-- start of INFORMATION SUPPLIED --

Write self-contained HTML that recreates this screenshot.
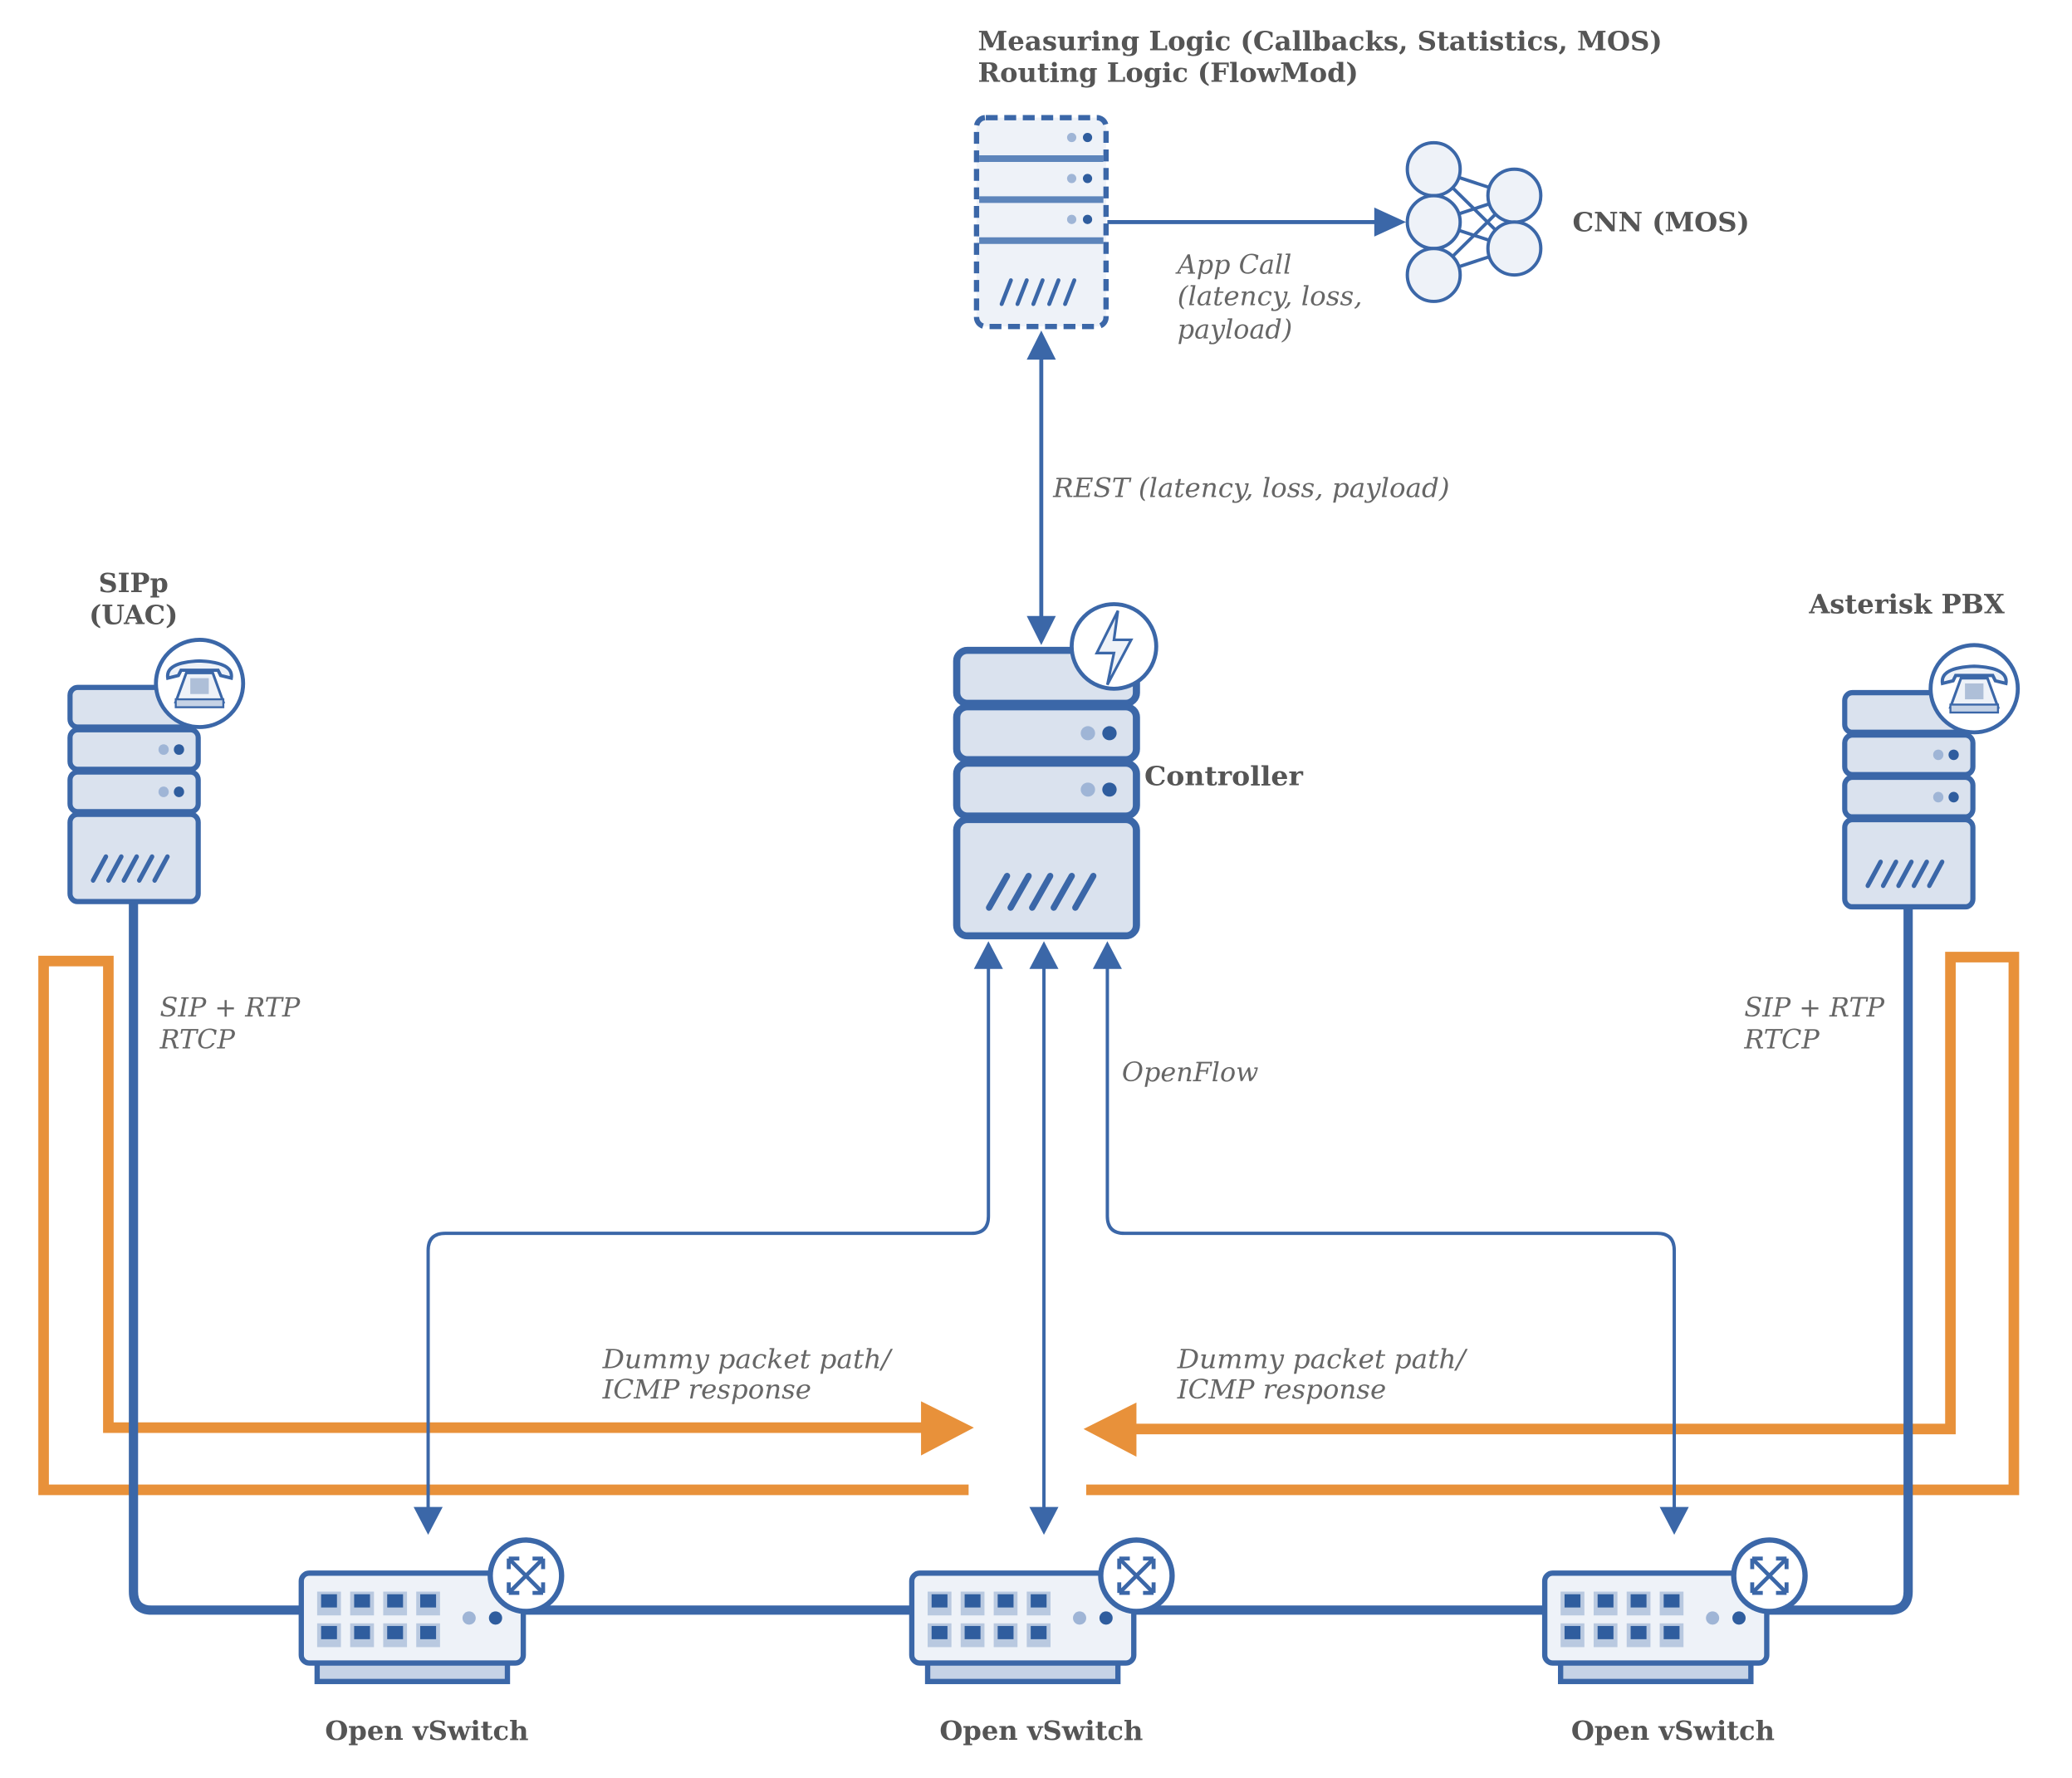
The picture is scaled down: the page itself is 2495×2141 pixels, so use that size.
<!DOCTYPE html>
<html><head><meta charset="utf-8"><style>
html,body{margin:0;padding:0;background:#fff;}
svg{display:block;}
.t{font-family:"DejaVu Serif","Liberation Serif",serif;font-weight:bold;fill:#555;}
.i{font-family:"DejaVu Serif","Liberation Serif",serif;font-style:italic;fill:#666;}
</style></head><body>
<svg width="2495" height="2141" viewBox="0 0 1568 1345" preserveAspectRatio="none" xmlns="http://www.w3.org/2000/svg">
<defs>
<g id="srv">
 <rect x="0" y="0" width="100" height="30" rx="6" fill="#dae2ee" stroke="#3b67a8" stroke-width="4"/>
 <rect x="0" y="32" width="100" height="30" rx="6" fill="#dae2ee" stroke="#3b67a8" stroke-width="4"/>
 <rect x="0" y="64" width="100" height="30" rx="6" fill="#dae2ee" stroke="#3b67a8" stroke-width="4"/>
 <rect x="0" y="96" width="100" height="66" rx="6" fill="#dae2ee" stroke="#3b67a8" stroke-width="4"/>
 <circle cx="73" cy="47" r="4" fill="#9fb5d6"/><circle cx="85" cy="47" r="4" fill="#2f5d9e"/>
 <circle cx="73" cy="79" r="4" fill="#9fb5d6"/><circle cx="85" cy="79" r="4" fill="#2f5d9e"/>
 <g stroke="#3b67a8" stroke-width="3.5" stroke-linecap="round">
  <line x1="18" y1="146" x2="28" y2="128"/><line x1="30" y1="146" x2="40" y2="128"/>
  <line x1="42" y1="146" x2="52" y2="128"/><line x1="54" y1="146" x2="64" y2="128"/>
  <line x1="66" y1="146" x2="76" y2="128"/>
 </g>
</g>
<g id="phone">
 <circle cx="0" cy="0" r="33" fill="#fff" stroke="#3b67a8" stroke-width="3"/>
 <path d="M-24 -4 Q-26 -16 0 -17 Q26 -16 24 -4 L16 -6 L14 -10 L-14 -10 L-16 -6 Z" fill="#eef2f8" stroke="#3b67a8" stroke-width="2.5"/>
 <path d="M-10 -8 L10 -8 L18 14 L-18 14 Z" fill="#eef2f8" stroke="#3b67a8" stroke-width="2"/>
 <rect x="-18" y="12" width="36" height="6" fill="#c6d3e6" stroke="#3b67a8" stroke-width="1.5"/>
 <g fill="#aebfd8"><rect x="-7" y="-4" width="14" height="12"/></g>
</g>
<g id="sw">
 <rect x="12" y="66" width="144" height="16" fill="#c6d3e6" stroke="#3b67a8" stroke-width="4"/>
 <rect x="0" y="0" width="168" height="68" rx="6" fill="#eef2f8" stroke="#3b67a8" stroke-width="4"/>
 <g fill="#b9c9e0">
  <rect x="12" y="14" width="18" height="18"/><rect x="37" y="14" width="18" height="18"/><rect x="62" y="14" width="18" height="18"/><rect x="87" y="14" width="18" height="18"/>
  <rect x="12" y="38" width="18" height="18"/><rect x="37" y="38" width="18" height="18"/><rect x="62" y="38" width="18" height="18"/><rect x="87" y="38" width="18" height="18"/>
 </g>
 <g fill="#2f5d9e">
  <rect x="15" y="16" width="12" height="10"/><rect x="40" y="16" width="12" height="10"/><rect x="65" y="16" width="12" height="10"/><rect x="90" y="16" width="12" height="10"/>
  <rect x="15" y="40" width="12" height="10"/><rect x="40" y="40" width="12" height="10"/><rect x="65" y="40" width="12" height="10"/><rect x="90" y="40" width="12" height="10"/>
 </g>
 <circle cx="127" cy="34" r="5" fill="#9fb5d6"/><circle cx="147" cy="34" r="5" fill="#2f5d9e"/>
 <circle cx="170" cy="2" r="27" fill="#fff" stroke="#3b67a8" stroke-width="4"/>
 <g stroke="#3b67a8" stroke-width="3" fill="none">
  <path d="M157 -11 L183 15 M183 -11 L157 15"/>
  <path d="M157 -11 l0 8 M157 -11 l8 0 M183 -11 l0 8 M183 -11 l-8 0 M157 15 l0 -8 M157 15 l8 0 M183 15 l0 -8 M183 15 l-8 0"/>
 </g>
</g>
</defs>

<text class="t" x="740" y="38" font-size="20" textLength="518" lengthAdjust="spacingAndGlyphs">Measuring Logic (Callbacks, Statistics, MOS)</text>
<text class="t" x="740" y="62" font-size="20" textLength="288" lengthAdjust="spacingAndGlyphs">Routing Logic (FlowMod)</text>

<g fill="#eef2f8" stroke="#3b67a8" stroke-width="4">
 <rect x="739" y="89" width="98" height="158" rx="7" stroke-dasharray="9 5"/>
</g>
<g stroke="#5d85bb" stroke-width="5"><line x1="741" y1="120" x2="835" y2="120"/><line x1="741" y1="151" x2="835" y2="151"/><line x1="741" y1="182" x2="835" y2="182"/></g>
<circle cx="811" cy="104" r="3.5" fill="#9fb5d6"/><circle cx="823" cy="104" r="3.5" fill="#2f5d9e"/>
<circle cx="811" cy="135" r="3.5" fill="#9fb5d6"/><circle cx="823" cy="135" r="3.5" fill="#2f5d9e"/>
<circle cx="811" cy="166" r="3.5" fill="#9fb5d6"/><circle cx="823" cy="166" r="3.5" fill="#2f5d9e"/>
<g stroke="#3b67a8" stroke-width="3" stroke-linecap="round">
 <line x1="758" y1="230" x2="765" y2="212"/><line x1="770" y1="230" x2="777" y2="212"/><line x1="782" y1="230" x2="789" y2="212"/><line x1="794" y1="230" x2="801" y2="212"/><line x1="806" y1="230" x2="813" y2="212"/>
</g>

<line x1="838" y1="168" x2="1045" y2="168" stroke="#3b67a8" stroke-width="3"/>
<polygon points="1040,157 1064,168 1040,179" fill="#3b67a8"/>
<g stroke="#3b67a8" stroke-width="2.5">
 <line x1="1085" y1="128" x2="1146" y2="148"/><line x1="1085" y1="128" x2="1146" y2="188"/>
 <line x1="1085" y1="168" x2="1146" y2="148"/><line x1="1085" y1="168" x2="1146" y2="188"/>
 <line x1="1085" y1="208" x2="1146" y2="148"/><line x1="1085" y1="208" x2="1146" y2="188"/>
</g>
<g fill="#eef2f8" stroke="#3b67a8" stroke-width="2.5">
 <circle cx="1085" cy="128" r="20"/><circle cx="1085" cy="168" r="20"/><circle cx="1085" cy="208" r="20"/>
 <circle cx="1146" cy="148" r="20"/><circle cx="1146" cy="188" r="20"/>
</g>
<text class="t" x="1190" y="175" font-size="20" textLength="134" lengthAdjust="spacingAndGlyphs">CNN (MOS)</text>
<text class="i" x="891" y="207" font-size="20">App Call</text>
<text class="i" x="891" y="231" font-size="20" textLength="140" lengthAdjust="spacingAndGlyphs">(latency, loss,</text>
<text class="i" x="891" y="256" font-size="20">payload)</text>

<line x1="788" y1="268" x2="788" y2="470" stroke="#3b67a8" stroke-width="3"/>
<polygon points="777,272 788,250 799,272" fill="#3b67a8"/>
<polygon points="777,466 788,488 799,466" fill="#3b67a8"/>
<text class="i" x="797" y="376" font-size="20" textLength="300" lengthAdjust="spacingAndGlyphs">REST (latency, loss, payload)</text>

<g transform="translate(724,492) scale(1.36,1.333)"><use href="#srv"/></g>
<circle cx="843" cy="489" r="32" fill="#fff" stroke="#3b67a8" stroke-width="3"/>
<path d="M846 462 L830 494 L843 494 L838 518 L856 484 L843 484 Z" fill="#eef2f8" stroke="#3b67a8" stroke-width="2"/>
<text class="t" x="866" y="594" font-size="20" textLength="120" lengthAdjust="spacingAndGlyphs">Controller</text>

<g fill="none" stroke="#e8913a" stroke-width="8">
 <polyline points="733,1127 33,1127 33,727 82,727 82,1080 700,1080"/>
 <polyline points="822,1127 1524,1127 1524,724 1476,724 1476,1081 858,1081"/>
</g>
<polygon points="697,1060 737,1080 697,1101" fill="#e8913a"/>
<polygon points="860,1061 820,1081 860,1102" fill="#e8913a"/>

<path d="M101 682 L101 1204 Q101 1218 115 1218 L1430 1218 Q1444 1218 1444 1204 L1444 686" fill="none" stroke="#3b67a8" stroke-width="7"/>

<g transform="translate(53,520) scale(0.97,1)"><use href="#srv"/></g>
<use href="#phone" transform="translate(151,517)"/>
<text class="t" x="101" y="448" font-size="20" text-anchor="middle">SIPp</text>
<text class="t" x="101" y="472" font-size="20" text-anchor="middle">(UAC)</text>

<g transform="translate(1396,524) scale(0.97,1)"><use href="#srv"/></g>
<use href="#phone" transform="translate(1494,521)"/>
<text class="t" x="1443" y="464" font-size="20" text-anchor="middle" textLength="148" lengthAdjust="spacingAndGlyphs">Asterisk PBX</text>

<g fill="none" stroke="#3b67a8" stroke-width="2.5">
 <path d="M748 730 L748 920 Q748 933 735 933 L337 933 Q324 933 324 946 L324 1142"/>
 <line x1="790" y1="730" x2="790" y2="1142"/>
 <path d="M838 730 L838 920 Q838 933 851 933 L1254 933 Q1267 933 1267 946 L1267 1142"/>
</g>
<g fill="#3b67a8">
 <polygon points="737,733 748,712 759,733"/><polygon points="779,733 790,712 801,733"/><polygon points="827,733 838,712 849,733"/>
 <polygon points="313,1140 324,1161 335,1140"/><polygon points="779,1140 790,1161 801,1140"/><polygon points="1256,1140 1267,1161 1278,1140"/>
</g>

<use href="#sw" transform="translate(228,1190)"/>
<use href="#sw" transform="translate(690,1190)"/>
<use href="#sw" transform="translate(1169,1190)"/>

<text class="i" x="121" y="769" font-size="20">SIP + RTP</text>
<text class="i" x="121" y="793" font-size="20">RTCP</text>
<text class="i" x="1320" y="769" font-size="20">SIP + RTP</text>
<text class="i" x="1320" y="793" font-size="20">RTCP</text>
<text class="i" x="849" y="818" font-size="20">OpenFlow</text>
<text class="i" x="456" y="1035" font-size="20" textLength="218" lengthAdjust="spacingAndGlyphs">Dummy packet path/</text>
<text class="i" x="456" y="1058" font-size="20" textLength="158" lengthAdjust="spacingAndGlyphs">ICMP response</text>
<text class="i" x="891" y="1035" font-size="20" textLength="218" lengthAdjust="spacingAndGlyphs">Dummy packet path/</text>
<text class="i" x="891" y="1058" font-size="20" textLength="158" lengthAdjust="spacingAndGlyphs">ICMP response</text>
<text class="t" x="323" y="1316" font-size="20" text-anchor="middle" textLength="154" lengthAdjust="spacingAndGlyphs">Open vSwitch</text>
<text class="t" x="788" y="1316" font-size="20" text-anchor="middle" textLength="154" lengthAdjust="spacingAndGlyphs">Open vSwitch</text>
<text class="t" x="1266" y="1316" font-size="20" text-anchor="middle" textLength="154" lengthAdjust="spacingAndGlyphs">Open vSwitch</text>
</svg>
</body></html>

-- end of INFORMATION SUPPLIED --

→ **GIVEN REQUEST**
Gather all lines where the word "that" appears.

→ **EXERCISE RESPONSE**
Write self-contained HTML that recreates this screenshot.
The picture is scaled down: the page itself is 2495×2141 pixels, so use that size.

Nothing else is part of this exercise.